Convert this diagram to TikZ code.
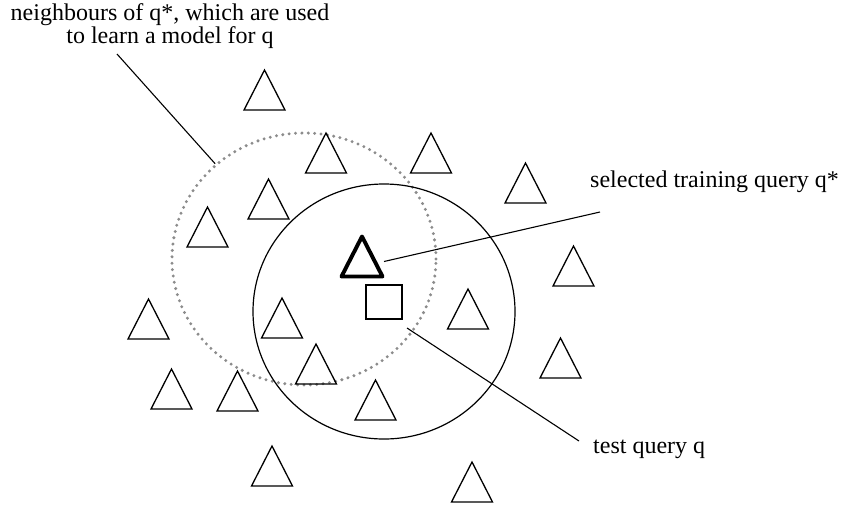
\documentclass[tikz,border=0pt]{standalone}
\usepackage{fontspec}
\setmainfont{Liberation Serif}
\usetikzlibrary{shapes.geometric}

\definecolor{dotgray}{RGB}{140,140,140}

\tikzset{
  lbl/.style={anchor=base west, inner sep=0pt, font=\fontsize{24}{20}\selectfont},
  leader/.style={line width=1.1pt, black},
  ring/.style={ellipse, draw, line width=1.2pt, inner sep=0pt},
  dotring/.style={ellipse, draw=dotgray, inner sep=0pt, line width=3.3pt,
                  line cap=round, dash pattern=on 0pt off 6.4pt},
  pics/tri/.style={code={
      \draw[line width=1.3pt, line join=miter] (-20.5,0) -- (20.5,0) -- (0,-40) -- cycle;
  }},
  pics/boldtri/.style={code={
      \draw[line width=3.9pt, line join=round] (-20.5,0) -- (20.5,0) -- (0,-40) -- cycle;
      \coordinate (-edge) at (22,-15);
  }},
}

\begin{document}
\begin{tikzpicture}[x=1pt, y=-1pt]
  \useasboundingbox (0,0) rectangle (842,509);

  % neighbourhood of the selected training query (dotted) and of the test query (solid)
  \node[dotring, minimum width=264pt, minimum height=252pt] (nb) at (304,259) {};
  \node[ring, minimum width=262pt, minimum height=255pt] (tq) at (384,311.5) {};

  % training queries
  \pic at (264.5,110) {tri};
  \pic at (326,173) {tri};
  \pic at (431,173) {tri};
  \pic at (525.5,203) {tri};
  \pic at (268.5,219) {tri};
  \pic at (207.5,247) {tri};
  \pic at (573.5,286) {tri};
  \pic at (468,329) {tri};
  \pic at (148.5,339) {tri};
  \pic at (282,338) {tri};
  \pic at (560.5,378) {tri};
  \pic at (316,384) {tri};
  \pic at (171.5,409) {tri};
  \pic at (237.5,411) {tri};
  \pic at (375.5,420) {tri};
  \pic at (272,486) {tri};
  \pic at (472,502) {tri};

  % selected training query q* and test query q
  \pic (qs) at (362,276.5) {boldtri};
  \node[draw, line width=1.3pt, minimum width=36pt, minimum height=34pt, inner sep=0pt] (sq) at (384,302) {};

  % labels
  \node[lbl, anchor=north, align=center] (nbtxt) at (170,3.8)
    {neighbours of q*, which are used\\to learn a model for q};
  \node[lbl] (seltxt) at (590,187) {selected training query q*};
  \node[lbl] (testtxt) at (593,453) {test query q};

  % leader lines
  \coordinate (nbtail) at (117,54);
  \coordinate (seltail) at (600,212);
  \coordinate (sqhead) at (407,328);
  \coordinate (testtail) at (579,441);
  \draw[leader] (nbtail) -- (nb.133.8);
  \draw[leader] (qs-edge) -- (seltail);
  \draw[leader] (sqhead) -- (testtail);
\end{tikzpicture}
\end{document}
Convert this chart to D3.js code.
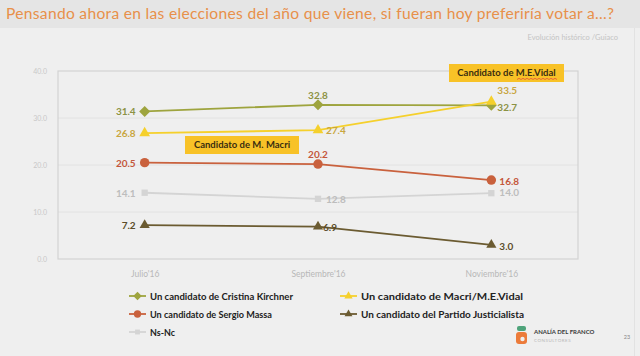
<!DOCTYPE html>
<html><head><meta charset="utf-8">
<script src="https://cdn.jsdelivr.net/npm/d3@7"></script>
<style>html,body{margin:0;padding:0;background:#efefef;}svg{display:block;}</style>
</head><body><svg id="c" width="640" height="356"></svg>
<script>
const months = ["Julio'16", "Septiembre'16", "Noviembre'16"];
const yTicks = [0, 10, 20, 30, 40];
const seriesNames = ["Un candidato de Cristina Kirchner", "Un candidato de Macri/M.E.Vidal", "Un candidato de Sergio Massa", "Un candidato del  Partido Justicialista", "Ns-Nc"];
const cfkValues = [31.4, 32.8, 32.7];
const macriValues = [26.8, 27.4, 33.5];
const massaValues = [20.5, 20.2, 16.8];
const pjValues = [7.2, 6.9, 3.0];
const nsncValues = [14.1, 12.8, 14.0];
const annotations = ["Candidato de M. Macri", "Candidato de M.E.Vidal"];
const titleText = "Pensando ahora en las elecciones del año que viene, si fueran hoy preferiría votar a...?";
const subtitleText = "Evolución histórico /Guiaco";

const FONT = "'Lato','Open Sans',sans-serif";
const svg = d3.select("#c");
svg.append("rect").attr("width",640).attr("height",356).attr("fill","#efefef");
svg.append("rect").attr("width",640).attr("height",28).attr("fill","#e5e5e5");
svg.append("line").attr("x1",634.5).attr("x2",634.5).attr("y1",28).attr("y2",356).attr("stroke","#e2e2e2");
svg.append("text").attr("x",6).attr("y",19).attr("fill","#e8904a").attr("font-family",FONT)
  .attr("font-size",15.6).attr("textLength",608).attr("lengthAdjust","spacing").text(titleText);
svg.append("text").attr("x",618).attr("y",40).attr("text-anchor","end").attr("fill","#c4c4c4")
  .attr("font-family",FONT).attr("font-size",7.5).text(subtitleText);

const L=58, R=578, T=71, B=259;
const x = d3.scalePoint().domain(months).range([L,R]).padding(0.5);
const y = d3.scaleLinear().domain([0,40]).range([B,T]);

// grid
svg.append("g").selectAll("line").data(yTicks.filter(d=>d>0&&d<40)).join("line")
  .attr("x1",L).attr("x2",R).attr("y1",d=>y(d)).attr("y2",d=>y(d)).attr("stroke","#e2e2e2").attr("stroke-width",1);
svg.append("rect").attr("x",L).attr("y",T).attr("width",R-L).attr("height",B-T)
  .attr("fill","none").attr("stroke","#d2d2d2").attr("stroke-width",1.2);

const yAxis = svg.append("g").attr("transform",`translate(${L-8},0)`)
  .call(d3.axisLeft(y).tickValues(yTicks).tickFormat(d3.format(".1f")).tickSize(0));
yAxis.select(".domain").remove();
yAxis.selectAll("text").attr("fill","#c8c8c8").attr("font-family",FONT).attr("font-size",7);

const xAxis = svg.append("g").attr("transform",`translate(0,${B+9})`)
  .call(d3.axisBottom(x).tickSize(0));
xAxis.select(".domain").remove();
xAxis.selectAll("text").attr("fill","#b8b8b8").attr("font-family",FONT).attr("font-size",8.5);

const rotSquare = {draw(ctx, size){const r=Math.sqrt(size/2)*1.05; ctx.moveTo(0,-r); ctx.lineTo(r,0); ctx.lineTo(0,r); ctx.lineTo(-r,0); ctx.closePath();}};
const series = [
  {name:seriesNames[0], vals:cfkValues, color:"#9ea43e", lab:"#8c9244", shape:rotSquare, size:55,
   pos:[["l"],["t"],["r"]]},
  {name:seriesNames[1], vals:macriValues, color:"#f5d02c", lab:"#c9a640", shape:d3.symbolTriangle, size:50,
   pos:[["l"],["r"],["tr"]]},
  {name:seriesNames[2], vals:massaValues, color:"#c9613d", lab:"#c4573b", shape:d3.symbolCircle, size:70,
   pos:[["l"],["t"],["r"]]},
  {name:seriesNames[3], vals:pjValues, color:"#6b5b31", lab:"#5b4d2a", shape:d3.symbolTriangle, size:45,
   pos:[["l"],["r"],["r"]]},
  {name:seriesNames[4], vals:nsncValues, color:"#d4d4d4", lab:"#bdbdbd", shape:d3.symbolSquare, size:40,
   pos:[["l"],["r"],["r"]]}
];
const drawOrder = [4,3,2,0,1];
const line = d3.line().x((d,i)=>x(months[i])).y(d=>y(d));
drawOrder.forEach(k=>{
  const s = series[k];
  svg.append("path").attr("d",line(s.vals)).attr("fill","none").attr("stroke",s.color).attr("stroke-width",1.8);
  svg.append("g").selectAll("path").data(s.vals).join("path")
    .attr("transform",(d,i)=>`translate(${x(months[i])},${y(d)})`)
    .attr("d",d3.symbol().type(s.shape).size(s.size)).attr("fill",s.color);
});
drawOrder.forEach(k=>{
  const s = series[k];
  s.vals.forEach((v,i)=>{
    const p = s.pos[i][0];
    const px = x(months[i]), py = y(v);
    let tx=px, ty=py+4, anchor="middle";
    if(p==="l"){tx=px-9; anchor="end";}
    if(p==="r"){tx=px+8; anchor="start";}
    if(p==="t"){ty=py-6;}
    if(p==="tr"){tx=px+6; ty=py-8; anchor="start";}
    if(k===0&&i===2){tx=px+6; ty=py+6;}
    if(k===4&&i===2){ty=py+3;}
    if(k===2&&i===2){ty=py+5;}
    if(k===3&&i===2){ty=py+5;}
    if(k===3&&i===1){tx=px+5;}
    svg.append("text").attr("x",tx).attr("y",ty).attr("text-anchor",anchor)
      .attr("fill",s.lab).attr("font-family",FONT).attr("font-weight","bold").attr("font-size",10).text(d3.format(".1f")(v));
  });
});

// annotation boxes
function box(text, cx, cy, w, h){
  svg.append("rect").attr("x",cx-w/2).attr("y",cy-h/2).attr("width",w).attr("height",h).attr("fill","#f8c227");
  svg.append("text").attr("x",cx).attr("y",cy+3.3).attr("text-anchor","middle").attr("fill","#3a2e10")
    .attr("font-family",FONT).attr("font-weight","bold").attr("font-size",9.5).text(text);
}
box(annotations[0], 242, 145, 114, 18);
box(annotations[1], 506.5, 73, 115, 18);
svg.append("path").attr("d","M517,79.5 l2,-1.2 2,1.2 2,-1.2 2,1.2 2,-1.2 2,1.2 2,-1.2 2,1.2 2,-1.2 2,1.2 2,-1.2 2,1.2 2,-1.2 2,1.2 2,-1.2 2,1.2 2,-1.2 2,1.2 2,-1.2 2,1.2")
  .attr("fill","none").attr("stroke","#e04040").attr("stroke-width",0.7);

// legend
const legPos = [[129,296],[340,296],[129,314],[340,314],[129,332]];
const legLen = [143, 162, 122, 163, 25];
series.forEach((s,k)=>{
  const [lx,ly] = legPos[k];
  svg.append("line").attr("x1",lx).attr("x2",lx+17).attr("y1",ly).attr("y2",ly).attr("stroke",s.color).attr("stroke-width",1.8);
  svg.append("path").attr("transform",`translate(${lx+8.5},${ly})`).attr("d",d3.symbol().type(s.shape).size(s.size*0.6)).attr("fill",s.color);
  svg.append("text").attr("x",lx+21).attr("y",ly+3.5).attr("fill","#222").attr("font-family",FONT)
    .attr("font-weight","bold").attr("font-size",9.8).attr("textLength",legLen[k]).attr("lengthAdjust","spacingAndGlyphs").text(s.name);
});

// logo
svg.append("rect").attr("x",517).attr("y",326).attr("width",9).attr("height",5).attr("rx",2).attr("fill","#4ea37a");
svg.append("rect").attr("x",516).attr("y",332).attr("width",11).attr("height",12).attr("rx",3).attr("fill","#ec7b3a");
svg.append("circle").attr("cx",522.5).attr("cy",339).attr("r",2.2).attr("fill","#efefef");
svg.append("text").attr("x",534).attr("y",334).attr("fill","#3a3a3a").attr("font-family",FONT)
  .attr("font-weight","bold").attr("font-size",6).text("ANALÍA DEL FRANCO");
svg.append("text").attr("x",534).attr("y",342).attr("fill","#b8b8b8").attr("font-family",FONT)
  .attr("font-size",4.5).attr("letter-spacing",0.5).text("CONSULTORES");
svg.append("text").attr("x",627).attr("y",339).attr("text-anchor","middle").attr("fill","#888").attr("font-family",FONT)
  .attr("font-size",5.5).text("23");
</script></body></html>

▸ Goal:
Return, unchanged, the lines from the first line of the material through the line that holds "(0,0) rectangle (842,509);", inclusive, omitting pictures.

▸ Expected output:
Convert this diagram to TikZ code.
\documentclass[tikz,border=0pt]{standalone}
\usepackage{fontspec}
\setmainfont{Liberation Serif}
\usetikzlibrary{shapes.geometric}

\definecolor{dotgray}{RGB}{140,140,140}

\tikzset{
  lbl/.style={anchor=base west, inner sep=0pt, font=\fontsize{24}{20}\selectfont},
  leader/.style={line width=1.1pt, black},
  ring/.style={ellipse, draw, line width=1.2pt, inner sep=0pt},
  dotring/.style={ellipse, draw=dotgray, inner sep=0pt, line width=3.3pt,
                  line cap=round, dash pattern=on 0pt off 6.4pt},
  pics/tri/.style={code={
      \draw[line width=1.3pt, line join=miter] (-20.5,0) -- (20.5,0) -- (0,-40) -- cycle;
  }},
  pics/boldtri/.style={code={
      \draw[line width=3.9pt, line join=round] (-20.5,0) -- (20.5,0) -- (0,-40) -- cycle;
      \coordinate (-edge) at (22,-15);
  }},
}

\begin{document}
\begin{tikzpicture}[x=1pt, y=-1pt]
  \useasboundingbox (0,0) rectangle (842,509);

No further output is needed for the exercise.